▶ SOURCE DATA

** Begin **

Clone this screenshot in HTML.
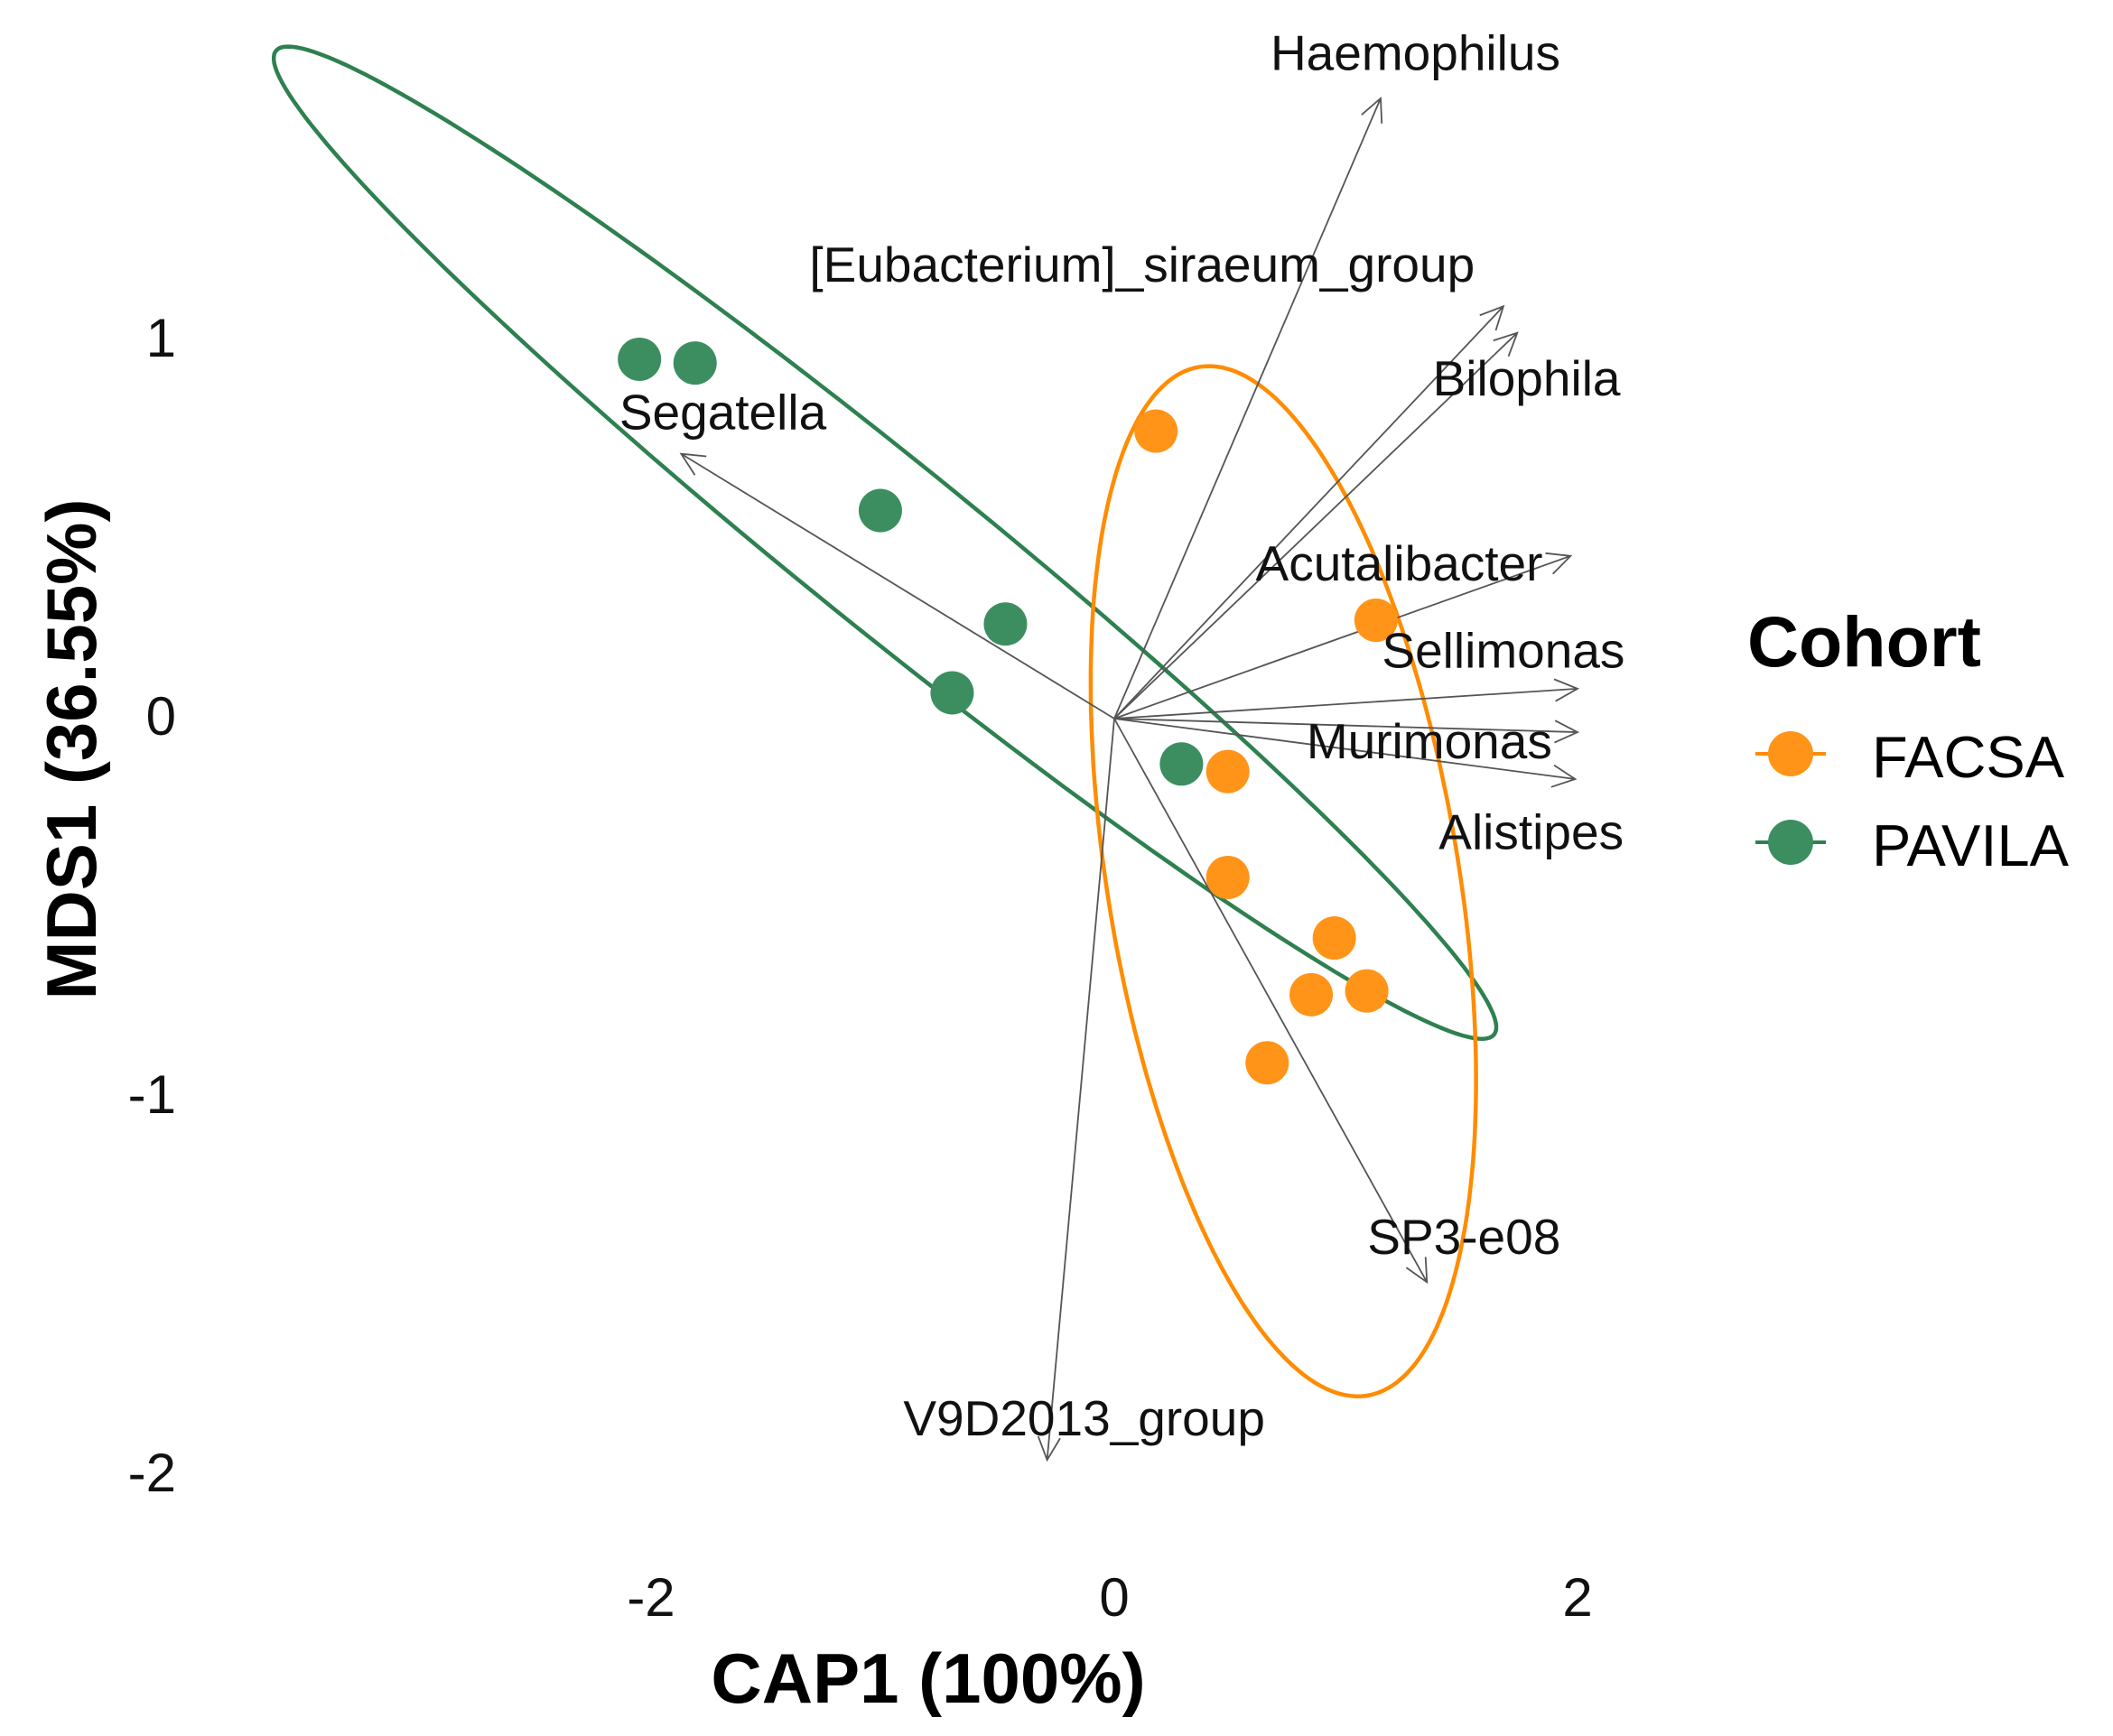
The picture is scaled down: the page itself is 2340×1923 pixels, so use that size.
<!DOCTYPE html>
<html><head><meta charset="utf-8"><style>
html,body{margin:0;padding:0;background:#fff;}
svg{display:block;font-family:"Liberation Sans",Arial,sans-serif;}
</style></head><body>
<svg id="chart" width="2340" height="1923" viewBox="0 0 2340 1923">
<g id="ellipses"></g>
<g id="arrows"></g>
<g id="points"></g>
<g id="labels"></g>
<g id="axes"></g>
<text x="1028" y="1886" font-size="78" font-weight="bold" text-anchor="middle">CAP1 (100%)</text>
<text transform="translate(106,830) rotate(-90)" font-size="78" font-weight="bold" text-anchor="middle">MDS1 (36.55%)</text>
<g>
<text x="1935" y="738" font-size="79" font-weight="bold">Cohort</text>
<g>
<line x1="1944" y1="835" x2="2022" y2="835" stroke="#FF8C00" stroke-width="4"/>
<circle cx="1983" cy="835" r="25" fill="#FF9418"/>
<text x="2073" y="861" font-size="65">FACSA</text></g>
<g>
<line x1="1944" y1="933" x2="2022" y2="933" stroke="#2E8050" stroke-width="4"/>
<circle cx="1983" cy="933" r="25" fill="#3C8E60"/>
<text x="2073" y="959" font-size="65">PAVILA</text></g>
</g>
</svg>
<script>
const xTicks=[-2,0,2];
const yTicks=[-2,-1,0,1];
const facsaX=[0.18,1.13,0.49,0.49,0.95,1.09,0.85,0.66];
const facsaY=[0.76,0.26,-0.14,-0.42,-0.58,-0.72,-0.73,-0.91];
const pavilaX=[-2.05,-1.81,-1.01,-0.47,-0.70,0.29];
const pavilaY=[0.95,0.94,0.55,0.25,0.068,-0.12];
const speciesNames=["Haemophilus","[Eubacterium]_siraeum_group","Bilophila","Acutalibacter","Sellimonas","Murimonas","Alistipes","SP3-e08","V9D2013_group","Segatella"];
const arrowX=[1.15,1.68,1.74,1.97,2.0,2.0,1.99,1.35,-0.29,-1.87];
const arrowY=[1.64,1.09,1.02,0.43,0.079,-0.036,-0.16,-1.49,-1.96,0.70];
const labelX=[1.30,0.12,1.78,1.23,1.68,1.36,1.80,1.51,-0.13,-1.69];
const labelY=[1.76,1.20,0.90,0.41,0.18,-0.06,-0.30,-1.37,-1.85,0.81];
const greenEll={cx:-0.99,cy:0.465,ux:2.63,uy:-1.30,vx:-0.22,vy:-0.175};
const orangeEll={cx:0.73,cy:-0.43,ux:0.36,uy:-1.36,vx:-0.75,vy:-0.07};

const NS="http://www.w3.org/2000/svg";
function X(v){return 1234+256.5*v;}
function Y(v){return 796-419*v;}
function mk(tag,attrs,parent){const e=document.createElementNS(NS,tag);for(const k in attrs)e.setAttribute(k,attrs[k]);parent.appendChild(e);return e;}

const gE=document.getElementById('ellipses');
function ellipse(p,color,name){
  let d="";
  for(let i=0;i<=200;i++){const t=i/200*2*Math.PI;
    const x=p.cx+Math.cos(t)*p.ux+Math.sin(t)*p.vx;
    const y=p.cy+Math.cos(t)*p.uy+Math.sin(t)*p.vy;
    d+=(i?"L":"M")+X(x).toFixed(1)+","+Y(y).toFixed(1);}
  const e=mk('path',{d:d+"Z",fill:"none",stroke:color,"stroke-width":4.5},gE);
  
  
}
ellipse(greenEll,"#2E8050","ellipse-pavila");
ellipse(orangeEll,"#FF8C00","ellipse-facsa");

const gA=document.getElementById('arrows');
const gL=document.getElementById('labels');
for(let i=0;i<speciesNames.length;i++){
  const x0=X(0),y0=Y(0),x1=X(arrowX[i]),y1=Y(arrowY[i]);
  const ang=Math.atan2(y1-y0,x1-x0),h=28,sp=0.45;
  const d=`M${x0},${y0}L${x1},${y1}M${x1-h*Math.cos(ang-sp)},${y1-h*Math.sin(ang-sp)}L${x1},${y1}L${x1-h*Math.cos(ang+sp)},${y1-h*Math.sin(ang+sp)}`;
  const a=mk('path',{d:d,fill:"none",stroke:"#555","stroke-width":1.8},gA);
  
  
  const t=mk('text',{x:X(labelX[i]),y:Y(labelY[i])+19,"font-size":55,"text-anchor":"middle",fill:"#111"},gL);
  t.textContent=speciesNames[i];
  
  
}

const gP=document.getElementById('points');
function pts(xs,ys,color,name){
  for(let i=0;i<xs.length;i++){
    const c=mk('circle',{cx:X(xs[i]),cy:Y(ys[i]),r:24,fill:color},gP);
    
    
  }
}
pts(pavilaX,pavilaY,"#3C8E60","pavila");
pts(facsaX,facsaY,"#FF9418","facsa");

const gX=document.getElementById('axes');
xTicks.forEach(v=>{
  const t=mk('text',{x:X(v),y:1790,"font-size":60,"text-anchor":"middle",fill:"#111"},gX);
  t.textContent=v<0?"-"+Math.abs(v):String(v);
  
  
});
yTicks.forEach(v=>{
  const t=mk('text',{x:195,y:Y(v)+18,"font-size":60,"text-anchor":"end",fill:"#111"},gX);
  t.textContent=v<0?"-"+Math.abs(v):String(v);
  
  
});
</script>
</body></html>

** End **

Give the material again exactly as it is, but keep the pictures out.

Clone this screenshot in HTML.
The picture is scaled down: the page itself is 2340×1923 pixels, so use that size.
<!DOCTYPE html>
<html><head><meta charset="utf-8"><style>
html,body{margin:0;padding:0;background:#fff;}
svg{display:block;font-family:"Liberation Sans",Arial,sans-serif;}
</style></head><body>
<svg id="chart" width="2340" height="1923" viewBox="0 0 2340 1923">
<g id="ellipses"></g>
<g id="arrows"></g>
<g id="points"></g>
<g id="labels"></g>
<g id="axes"></g>
<text x="1028" y="1886" font-size="78" font-weight="bold" text-anchor="middle">CAP1 (100%)</text>
<text transform="translate(106,830) rotate(-90)" font-size="78" font-weight="bold" text-anchor="middle">MDS1 (36.55%)</text>
<g>
<text x="1935" y="738" font-size="79" font-weight="bold">Cohort</text>
<g>
<line x1="1944" y1="835" x2="2022" y2="835" stroke="#FF8C00" stroke-width="4"/>
<circle cx="1983" cy="835" r="25" fill="#FF9418"/>
<text x="2073" y="861" font-size="65">FACSA</text></g>
<g>
<line x1="1944" y1="933" x2="2022" y2="933" stroke="#2E8050" stroke-width="4"/>
<circle cx="1983" cy="933" r="25" fill="#3C8E60"/>
<text x="2073" y="959" font-size="65">PAVILA</text></g>
</g>
</svg>
<script>
const xTicks=[-2,0,2];
const yTicks=[-2,-1,0,1];
const facsaX=[0.18,1.13,0.49,0.49,0.95,1.09,0.85,0.66];
const facsaY=[0.76,0.26,-0.14,-0.42,-0.58,-0.72,-0.73,-0.91];
const pavilaX=[-2.05,-1.81,-1.01,-0.47,-0.70,0.29];
const pavilaY=[0.95,0.94,0.55,0.25,0.068,-0.12];
const speciesNames=["Haemophilus","[Eubacterium]_siraeum_group","Bilophila","Acutalibacter","Sellimonas","Murimonas","Alistipes","SP3-e08","V9D2013_group","Segatella"];
const arrowX=[1.15,1.68,1.74,1.97,2.0,2.0,1.99,1.35,-0.29,-1.87];
const arrowY=[1.64,1.09,1.02,0.43,0.079,-0.036,-0.16,-1.49,-1.96,0.70];
const labelX=[1.30,0.12,1.78,1.23,1.68,1.36,1.80,1.51,-0.13,-1.69];
const labelY=[1.76,1.20,0.90,0.41,0.18,-0.06,-0.30,-1.37,-1.85,0.81];
const greenEll={cx:-0.99,cy:0.465,ux:2.63,uy:-1.30,vx:-0.22,vy:-0.175};
const orangeEll={cx:0.73,cy:-0.43,ux:0.36,uy:-1.36,vx:-0.75,vy:-0.07};

const NS="http://www.w3.org/2000/svg";
function X(v){return 1234+256.5*v;}
function Y(v){return 796-419*v;}
function mk(tag,attrs,parent){const e=document.createElementNS(NS,tag);for(const k in attrs)e.setAttribute(k,attrs[k]);parent.appendChild(e);return e;}

const gE=document.getElementById('ellipses');
function ellipse(p,color,name){
  let d="";
  for(let i=0;i<=200;i++){const t=i/200*2*Math.PI;
    const x=p.cx+Math.cos(t)*p.ux+Math.sin(t)*p.vx;
    const y=p.cy+Math.cos(t)*p.uy+Math.sin(t)*p.vy;
    d+=(i?"L":"M")+X(x).toFixed(1)+","+Y(y).toFixed(1);}
  const e=mk('path',{d:d+"Z",fill:"none",stroke:color,"stroke-width":4.5},gE);
  
  
}
ellipse(greenEll,"#2E8050","ellipse-pavila");
ellipse(orangeEll,"#FF8C00","ellipse-facsa");

const gA=document.getElementById('arrows');
const gL=document.getElementById('labels');
for(let i=0;i<speciesNames.length;i++){
  const x0=X(0),y0=Y(0),x1=X(arrowX[i]),y1=Y(arrowY[i]);
  const ang=Math.atan2(y1-y0,x1-x0),h=28,sp=0.45;
  const d=`M${x0},${y0}L${x1},${y1}M${x1-h*Math.cos(ang-sp)},${y1-h*Math.sin(ang-sp)}L${x1},${y1}L${x1-h*Math.cos(ang+sp)},${y1-h*Math.sin(ang+sp)}`;
  const a=mk('path',{d:d,fill:"none",stroke:"#555","stroke-width":1.8},gA);
  
  
  const t=mk('text',{x:X(labelX[i]),y:Y(labelY[i])+19,"font-size":55,"text-anchor":"middle",fill:"#111"},gL);
  t.textContent=speciesNames[i];
  
  
}

const gP=document.getElementById('points');
function pts(xs,ys,color,name){
  for(let i=0;i<xs.length;i++){
    const c=mk('circle',{cx:X(xs[i]),cy:Y(ys[i]),r:24,fill:color},gP);
    
    
  }
}
pts(pavilaX,pavilaY,"#3C8E60","pavila");
pts(facsaX,facsaY,"#FF9418","facsa");

const gX=document.getElementById('axes');
xTicks.forEach(v=>{
  const t=mk('text',{x:X(v),y:1790,"font-size":60,"text-anchor":"middle",fill:"#111"},gX);
  t.textContent=v<0?"-"+Math.abs(v):String(v);
  
  
});
yTicks.forEach(v=>{
  const t=mk('text',{x:195,y:Y(v)+18,"font-size":60,"text-anchor":"end",fill:"#111"},gX);
  t.textContent=v<0?"-"+Math.abs(v):String(v);
  
  
});
</script>
</body></html>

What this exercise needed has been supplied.